“Guarda mi vida del temor del enemigo. Escóndeme del consejo secreto los malignos; de la conspiración de los que hacen iniquidad… De repente lo asaetean, y no temen. Obstinados en su inicuo designio, tratan de esconder los lazos, y dicen: ¿Quién los ha de ver?” (Salmo 64:1-5).
Este es un salmo de David pidiendo protección contra sus enemigos físicos que tendían trampas para él, para que cayese en sus redes. Ellos pensaban en maneras para atraparle y matarle, porque él era un estorbo para ellos y le querían quitar de en medio. Nosotros tenemos enemigos ocultos también. Son los “huestes espirituales de maldad en la regiones celestiales” (Ef. 6:12). Son especialmente activos en contra nuestra si representamos un estorbo para sus planes maléficos. Conspiran contra nosotros. El salmista ora: “Escóndeme del consejo secreto de los malignos”, porque se reúnen en secreto para pensar en planes para nuestra destrucción. Para el creyente que es consciente de estar en una guerra espiritual, esto es muy real; para el mundano, no lo es. No lo entiende, y no lo vive. La idea de enemigos personales pensando en cómo neutralizarle y hacer inefectiva su vida para Dios, le parece surreal. Si él ya está distraído con las cosas del mundo, puede que el enemigo le tenga dónde le quiere y no se moleste mucho con él. Pero el creyente espiritual es muy consciente de la lucha y está pidiendo ayuda a Dios.
Vemos el plan del enemigo en la vida de Jesús. Nada más nacer, lo quiso matar. Pero Dios alertó a José y huyeron. Nada más empezar su ministerio, lo tentó. Si no podía matarle, haría que pecase para que no pudiese ser nuestro Salvador. Esto no funcionó, así que intentó matarle ya de mayor. La última tentación era que dudase del Padre en la cruz. Como no lo hizo, aunque Dios le abandonó, le tentó a bajar de la cruz. Si lo hubiese hecho, no habría sido nuestro Salvador. Jesús no cayó en ninguna tentación. Dios le conservó la vida hasta que cumplió toda su voluntad.
En el “Padre Nuestro” el Señor nos enseñó a orar: “Líbranos del mal” (Mat. 6:13), sabiendo que el mal es una fuerza inteligente de ángeles malintencionados que obran en nuestra contra. Hemos de orar: “No nos metas en tentación”. Pedimos que Dios no permita que caigamos en la tentación, porque sin su permiso, ¡el enemigo ni puede tentarnos!
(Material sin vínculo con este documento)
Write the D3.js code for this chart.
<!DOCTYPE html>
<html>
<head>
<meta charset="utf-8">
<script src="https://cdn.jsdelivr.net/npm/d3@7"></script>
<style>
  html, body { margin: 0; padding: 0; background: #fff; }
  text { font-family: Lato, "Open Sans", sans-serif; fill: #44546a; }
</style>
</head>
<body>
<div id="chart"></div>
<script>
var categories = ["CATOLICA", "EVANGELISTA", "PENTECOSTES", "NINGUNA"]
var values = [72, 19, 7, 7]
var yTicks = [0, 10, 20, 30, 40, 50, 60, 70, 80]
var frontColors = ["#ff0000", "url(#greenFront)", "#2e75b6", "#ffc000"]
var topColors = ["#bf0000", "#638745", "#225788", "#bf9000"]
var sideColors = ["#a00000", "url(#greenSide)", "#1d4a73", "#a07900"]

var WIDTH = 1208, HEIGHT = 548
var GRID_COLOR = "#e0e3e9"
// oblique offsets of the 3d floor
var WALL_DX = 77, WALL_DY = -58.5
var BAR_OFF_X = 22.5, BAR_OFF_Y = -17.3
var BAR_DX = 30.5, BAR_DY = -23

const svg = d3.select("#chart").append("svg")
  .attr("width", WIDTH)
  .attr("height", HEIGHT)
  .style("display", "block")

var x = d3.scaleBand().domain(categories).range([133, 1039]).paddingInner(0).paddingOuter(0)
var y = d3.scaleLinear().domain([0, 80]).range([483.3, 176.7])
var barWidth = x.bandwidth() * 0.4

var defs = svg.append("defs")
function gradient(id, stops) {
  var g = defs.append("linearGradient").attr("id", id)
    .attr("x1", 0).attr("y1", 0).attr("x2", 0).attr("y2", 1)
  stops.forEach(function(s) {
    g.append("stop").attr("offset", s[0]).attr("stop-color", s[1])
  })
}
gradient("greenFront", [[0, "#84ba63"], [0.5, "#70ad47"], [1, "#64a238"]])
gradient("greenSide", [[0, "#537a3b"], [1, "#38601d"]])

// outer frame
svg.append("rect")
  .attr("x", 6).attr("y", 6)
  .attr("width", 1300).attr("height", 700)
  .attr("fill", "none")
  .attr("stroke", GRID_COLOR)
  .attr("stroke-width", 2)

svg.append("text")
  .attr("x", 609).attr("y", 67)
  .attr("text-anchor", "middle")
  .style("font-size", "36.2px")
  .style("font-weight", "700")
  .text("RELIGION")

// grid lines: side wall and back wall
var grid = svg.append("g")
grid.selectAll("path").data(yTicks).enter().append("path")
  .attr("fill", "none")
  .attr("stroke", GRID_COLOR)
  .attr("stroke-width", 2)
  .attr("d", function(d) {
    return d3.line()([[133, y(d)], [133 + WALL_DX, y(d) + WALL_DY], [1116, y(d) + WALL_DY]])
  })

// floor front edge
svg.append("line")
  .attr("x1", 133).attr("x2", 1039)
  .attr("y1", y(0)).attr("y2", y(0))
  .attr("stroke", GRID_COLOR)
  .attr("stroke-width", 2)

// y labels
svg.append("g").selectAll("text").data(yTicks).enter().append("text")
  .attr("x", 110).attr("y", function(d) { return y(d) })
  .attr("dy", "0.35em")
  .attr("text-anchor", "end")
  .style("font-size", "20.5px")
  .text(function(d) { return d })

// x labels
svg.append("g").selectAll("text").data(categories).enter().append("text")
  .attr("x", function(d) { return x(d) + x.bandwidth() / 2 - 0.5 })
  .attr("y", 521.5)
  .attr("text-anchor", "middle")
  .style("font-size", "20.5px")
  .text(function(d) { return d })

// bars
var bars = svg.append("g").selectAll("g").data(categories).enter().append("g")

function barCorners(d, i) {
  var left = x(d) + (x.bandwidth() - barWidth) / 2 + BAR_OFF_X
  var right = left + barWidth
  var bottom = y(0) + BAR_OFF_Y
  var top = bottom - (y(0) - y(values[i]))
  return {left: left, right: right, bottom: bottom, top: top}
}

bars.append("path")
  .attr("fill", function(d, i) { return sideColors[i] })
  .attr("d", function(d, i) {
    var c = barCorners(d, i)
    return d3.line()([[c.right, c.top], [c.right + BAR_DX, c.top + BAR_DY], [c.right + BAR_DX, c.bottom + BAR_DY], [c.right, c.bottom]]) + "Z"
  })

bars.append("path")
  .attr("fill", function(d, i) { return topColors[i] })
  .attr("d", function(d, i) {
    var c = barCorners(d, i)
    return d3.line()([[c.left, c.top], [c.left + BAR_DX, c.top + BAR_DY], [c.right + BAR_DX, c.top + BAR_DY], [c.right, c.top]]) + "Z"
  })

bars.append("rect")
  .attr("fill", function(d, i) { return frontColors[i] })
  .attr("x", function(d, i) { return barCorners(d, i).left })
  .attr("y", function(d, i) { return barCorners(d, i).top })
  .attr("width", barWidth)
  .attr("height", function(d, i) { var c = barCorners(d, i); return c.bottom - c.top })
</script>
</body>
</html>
Si caemos, Dios nos puede sacar de allí, pero mejor que no ocurra. La peor tentación es la que no vemos como tal, El enemigo nos engaña y nos parece una buena idea. Esto es lo que les pasó a Adán y Eva. Queremos que Dios nos alerte, como hizo con Caín, pero Caín no hizo caso. Su promesa es: “No os ha sobrevenido ninguna tentación que no sea humana”, o sea, no tenemos tentaciones diseñadas para ángeles. Éstos, sí, nos confundirían, sino tentaciones para seres humanos. “Pero fiel es Dios, que no os dejará ser tentados más de lo que podéis resistir”. Dios dosifica la tentación. Provee un camino de escape: “Dará también juntamente con la tentación la salida”. Ésta es la que tenemos que buscar. “Para que podéis soportar” (1 Cor. 10:13). La tentación que tenemos que soportar puede ser muy larga, pero Dios nos dará la gracia para poder resistir hasta el final.
Padre amado, líbrame de los designios del maligno. Alértame a sus tentaciones. Muéstrame el camino de escape. Haz que los planes del enemigo sirvan para su propio mal. Entonces, al ver tu rescate, “temerán todos los hombres, y anunciarán la obra de Dios, y entenderán sus hechos. Se alegrará el justo en Jehová, y confiará en él; y se gloriarán todos los rectos de corazón” (Salmo 64:9, 10). ¡Toda la obra del Maligno habrá servido para tu gloria! Amén.